The guide includes examples of direct procurement from abusive actors, as well as examples of where further UN scrutiny of secondary partners should be required.
In one example, between 2015 and 2020, UN agencies have awarded Shourouk for Security Services contracts worth over $4 million. This private security firm reportedly has links to Maher al-Assad, brother of Syrian President Bashar Al-Assad, and the abusive Fourth Division of the Syrian military, which has participated in acts that resulted in the extrajudicial killing of thousands of protesters and the arbitrary arrest of tens of thousands of people across the country.
These abuses were committed as part of a widespread and systematic attack against the civilian population and thus constitute crimes against humanity. The organization is staffed by retired and former members of several militias and reportedly led by former members of the Syrian Army and intelligence services, including Air Force and General Intelligence division.
In another example, in 2019, according to publicly available images, the UNDP reportedly contracted the Aleppo Defenders Legion, a militia-turned-service provider in Aleppo, to support the repair of water supply pipes and removal of rubble in a district of Aleppo city. The group, which announced the cooperation itself, was formed from militia groups that participated in the forcible displacement of people in Aleppo.

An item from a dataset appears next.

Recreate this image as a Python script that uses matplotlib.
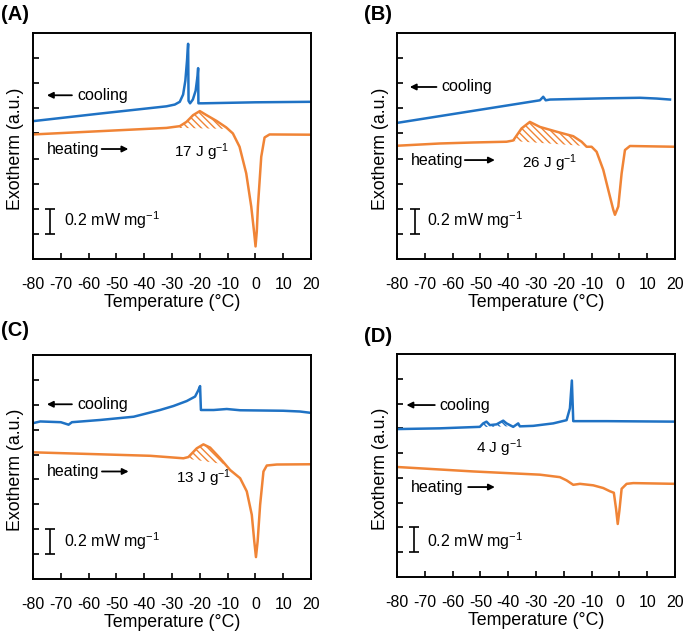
import matplotlib.pyplot as plt

plt.rcParams['font.family'] = ['Liberation Sans', 'DejaVu Sans']
plt.rcParams['mathtext.fontset'] = 'custom'
plt.rcParams['mathtext.rm'] = 'Liberation Sans'
plt.rcParams['mathtext.it'] = 'Liberation Sans:italic'
plt.rcParams['mathtext.default'] = 'regular'
plt.rcParams['axes.unicode_minus'] = False
plt.rcParams['hatch.linewidth'] = 1.0

BLUE = '#1f72c4'
ORANGE = '#f08436'

# ====== data (temperature in degC, signal in arbitrary units; 1 unit = 0.2 mW/mg) ======
# Panel A
a_cool_t = [-80, -56, -32, -29, -27.2, -26, -25.2, -24.6, -24.2, -24.05, -23.5, -22.5, -21.5, -20.8, -20.6, -20.5, -19, 0, 20]
a_cool_y = [5.49, 5.79, 6.08, 6.15, 6.26, 6.55, 7.1, 7.9, 8.57, 6.3, 6.2, 6.35, 6.7, 7.3, 7.6, 6.2, 6.2, 6.24, 6.26]
a_heat_t = [-80, -56, -32, -27.2, -24.8, -22.4, -20, -17.6, -14, -10.5, -8.1, -5.7, -3.3, -1.5, -0.5, 0.05, 0.5, 0.9, 2.1, 3.3, 5.1, 20]
a_heat_y = [4.96, 5.09, 5.22, 5.29, 5.46, 5.73, 5.89, 5.73, 5.5, 5.24, 5.0, 4.47, 3.41, 2.09, 1.1, 0.5, 1.1, 2.09, 4.07, 4.84, 4.96, 4.95]
a_area = "17 J g$^{−1}$"

# Panel B
b_cool_t = [-80, -28.6, -27.4, -26.5, -25, -4.6, 7.4, 13.4, 18.2]
b_cool_y = [5.42, 6.32, 6.46, 6.32, 6.35, 6.4, 6.42, 6.39, 6.35]
b_heat_t = [-80, -64.6, -52.6, -40.6, -38.2, -35.2, -32.2, -28.6, -22.6, -16.6, -13.6, -11.8, -10, -8.2, -5.8, -4, -2.2,
            -1.6, -0.4, 0.8, 2, 3.8, 20]
b_heat_y = [4.51, 4.6, 4.64, 4.67, 4.72, 5.2, 5.46, 5.26, 5.07, 4.89, 4.67, 4.47, 4.47, 4.27, 3.55, 2.75, 1.96,
            1.76, 2.09, 3.41, 4.34, 4.5, 4.47]
b_area = "26 J g$^{−1}$"

# Panel C
c_cool_t = [-80, -77.4, -70, -67.2, -66, -55.8, -43.8, -34.3, -29.5, -24.7, -21.7, -20.5, -19.9, -19.6, -15, -10.3, -5.5, 10, 16, 19.6]
c_cool_y = [6.26, 6.33, 6.3, 6.2, 6.3, 6.39, 6.52, 6.79, 6.95, 7.15, 7.33, 7.59, 7.75, 6.79, 6.79, 6.83, 6.78, 6.76, 6.73, 6.68]
c_heat_t = [-80, -55.8, -37.8, -25.9, -24.1, -21.1, -18.7, -16.3, -12.7, -9.1, -5.5, -3.1, -1.3, -0.4, 0.2, 0.8, 1.7, 2.9,
            4.1, 7.7, 20]
c_heat_y = [5.09, 5.01, 4.95, 4.85, 4.9, 5.25, 5.41, 5.28, 4.85, 4.38, 4.05, 3.52, 2.58, 1.51, 0.88, 1.51, 2.98, 4.32,
            4.56, 4.6, 4.61]
c_area = "13 J g$^{−1}$"

# Panel D
d_cool_t = [-80, -64.6, -50.2, -49, -47.8, -46.6, -44.2, -41.8, -40.6, -38.2, -36.4, -35.8, -31, -23.8, -19, -17.8, -17.1,
            -16.6, -4.6, 20]
d_cool_y = [5.97, 6.0, 6.06, 6.2, 6.27, 6.13, 6.16, 6.31, 6.2, 6.06, 6.2, 6.08, 6.1, 6.2, 6.33, 6.81, 7.93,
            6.29, 6.29, 6.27]
d_heat_t = [-80, -52.6, -28.6, -21.4, -19, -16.6, -14.2, -9.4, -5.8, -3.4, -2, -1.2, -0.6, 0, 0.8, 2.6, 5, 20]
d_heat_y = [4.44, 4.26, 4.13, 4.03, 3.9, 3.72, 3.76, 3.7, 3.59, 3.46, 3.4, 2.75, 2.14, 2.68, 3.56, 3.76, 3.79, 3.76]
d_area = "4 J g$^{−1}$"

# hatched (integrated) regions: curve, T range, baseline at start/end
a_hatch = ('heat', -27.5, -9.5, 5.22, 5.18)
b_hatch = ('heat', -38.5, -12.5, 4.7, 4.5)
c_hatch = ('heat', -25.5, -10.5, 4.85, 4.6)
d_hatch = ('cool', -50.5, -36.0, 6.05, 6.09)

panels = [
    dict(tag='(A)', cool=(a_cool_t, a_cool_y), heat=(a_heat_t, a_heat_y), hatch=a_hatch, area=a_area,
         area_xy=(-19.4, 4.27), cool_y=6.52, heat_y=4.38, heat_arrow=(-55.3, -45.7), cool_arrow=(-66, -75),
         cool_txt=-64, bar_x=-73.8, bar_txt=(-69, 1.56)),
    dict(tag='(B)', cool=(b_cool_t, b_cool_y), heat=(b_heat_t, b_heat_y), hatch=b_hatch, area=b_area,
         area_xy=(-25, 3.81), cool_y=6.85, heat_y=3.94, heat_arrow=(-55.6, -44.8), cool_arrow=(-65.8, -75.4),
         cool_txt=-64, bar_x=-73.6, bar_txt=(-69.2, 1.53)),
    dict(tag='(C)', cool=(c_cool_t, c_cool_y), heat=(c_heat_t, c_heat_y), hatch=c_hatch, area=c_area,
         area_xy=(-18.7, 4.05), cool_y=7.02, heat_y=4.32, heat_arrow=(-55.2, -45.6), cool_arrow=(-66, -75),
         cool_txt=-64.2, bar_x=-73.8, bar_txt=(-69, 1.51)),
    dict(tag='(D)', cool=(d_cool_t, d_cool_y), heat=(d_heat_t, d_heat_y), hatch=d_hatch, area=d_area,
         area_xy=(-43, 5.18), cool_y=6.94, heat_y=3.63, heat_arrow=(-54.4, -44.8), cool_arrow=(-66.4, -76.6),
         cool_txt=-64.6, bar_x=-74, bar_txt=(-69.2, 1.45)),
]

W, H = 685, 633
boxes = [(33, 33, 311, 259), (397, 33, 675, 259), (33, 355, 311, 579), (397, 354, 675, 577)]
tag_pos = [(1, 15), (364, 15), (1, 330), (364, 337)]

fig = plt.figure(figsize=(W / 100, H / 100), dpi=100)

for p, (x0, y0, x1, y1), (tx, ty) in zip(panels, boxes, tag_pos):
    ax = fig.add_axes([x0 / W, 1 - y1 / H, (x1 - x0) / W, (y1 - y0) / H])
    ct, cy = p['cool']
    ht, hy = p['heat']
    ax.plot(ct, cy, color=BLUE, lw=1.8, solid_joinstyle='round')
    ax.plot(ht, hy, color=ORANGE, lw=1.8, solid_joinstyle='round')

    # hatched area between curve and straight baseline
    which, t0, t1, b0, b1 = p['hatch']
    tt, yy = (ht, hy) if which == 'heat' else (ct, cy)
    col = ORANGE if which == 'heat' else BLUE
    xs = [t0] + [t for t in tt if t0 < t < t1] + [t1]
    ys_curve = [b0] + [y for t, y in zip(tt, yy) if t0 < t < t1] + [b1]
    ys_base = [b0 + (b1 - b0) * (x - t0) / (t1 - t0) for x in xs]
    ax.fill_between(xs, ys_base, ys_curve, where=[c >= b for c, b in zip(ys_curve, ys_base)],
                    facecolor='none', edgecolor=col, hatch='\\\\\\\\\\', linewidth=0, interpolate=True)

    ax.text(*p['area_xy'], p['area'], fontsize=11, ha='center', va='center')

    # cooling / heating labels with arrows
    ax.annotate('', xy=(p['cool_arrow'][1], p['cool_y']), xytext=(p['cool_arrow'][0], p['cool_y']),
                arrowprops=dict(arrowstyle='-|>', color='k', lw=1.3, mutation_scale=9, shrinkA=0, shrinkB=0))
    ax.text(p['cool_txt'], p['cool_y'], 'cooling', fontsize=11.5, va='center', ha='left')
    ax.text(-75, p['heat_y'], 'heating', fontsize=11.5, va='center', ha='left')
    ax.annotate('', xy=(p['heat_arrow'][1], p['heat_y']), xytext=(p['heat_arrow'][0], p['heat_y']),
                arrowprops=dict(arrowstyle='-|>', color='k', lw=1.3, mutation_scale=9, shrinkA=0, shrinkB=0))

    # scale bar: 1 unit = 0.2 mW/mg
    ax.errorbar([p['bar_x']], [1.5], yerr=[0.5], color='k', lw=1.2, capsize=3.5, capthick=1.2)
    ax.text(*p['bar_txt'], '0.2 mW mg$^{−1}$', fontsize=11.5, va='center', ha='left')

    ax.set_xlim(-80, 20)
    ax.set_ylim(0, 9)
    ax.set_xticks(range(-80, 21, 10))
    ax.set_xticklabels([str(v) for v in range(-80, 21, 10)])
    ax.set_yticks(range(1, 9))
    ax.set_yticklabels([])
    ax.tick_params(direction='in', length=4, width=1.2, labelsize=11.5, pad=13, top=False, right=False)
    for s in ax.spines.values():
        s.set_linewidth(1.4)
    ax.set_xlabel('Temperature (°C)', fontsize=12.8, labelpad=1.5)
    ax.set_ylabel('Exotherm (a.u.)', fontsize=12.8, va='center')
    ax.yaxis.set_label_coords(-17 / (x1 - x0), 0.487)

    fig.text(tx / W, 1 - ty / H, p['tag'], fontsize=14.5, fontweight='bold', ha='left', va='center')

fig.savefig('out.png', dpi=100)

By making financial resources available to a supplier involved or at risk of involvement in human rights abuses, UN agencies risk becoming themselves involved in the abuses, the groups said. The UN is bound under international law by an obligation to respect human rights. The UN Procurement Practitioners’ Handbook states that the “UN is committed to conducting business with only those suppliers sharing its values of respect for fundamental human rights, social justice, human dignity, and respect for the equal rights of men and women.”
Under the Parameters and Principles for Assistance in Syria, the UN has also affirmed that “rigorous standards of due diligence should apply, drawing from the principles of the Human Rights Due Diligence Policy. The UN shall apply the UN Guiding Principles for Business and Human Rights in all areas of its work in Syria.”
Human Rights Watch and the Syrian Legal Development Programme urged the UN and major donor governments to make full use of the newly established Regional Dialogue Mechanism, a forum for UN and government officials to discuss procurement contracts and flag potentially problematic projects that could involve doing business with people or entities linked to serious human rights abuses in Syria.
UN humanitarian agencies play an essential role in meeting the basic needs of the Syrian population amid the undeniable difficulties inherent to the humanitarian response in Syria, including in the context of procurement. But agencies can and should make detailed human rights risk assessments for procurement activities, and make those assessments transparent, including via the Regional Dialogue Mechanism. If their due diligence shows that a potential Syrian partner could be tied to serious ongoing or future human rights abuses, the UN should find alternative partners. Human Rights Watch and SLDP’s new report offers practical guidance on how to conduct those risk assessments.
“The scale and breadth of human rights abuse have made Syria among the most difficult operating environments for humanitarian aid,” said Giorgio Migliore, principal legal adviser at the Syrian Legal Development Programme. “But the UN can do more to incorporate human rights principles in their procurement processes and ensure that they do not award funds to entities that may have been implicated in violations.”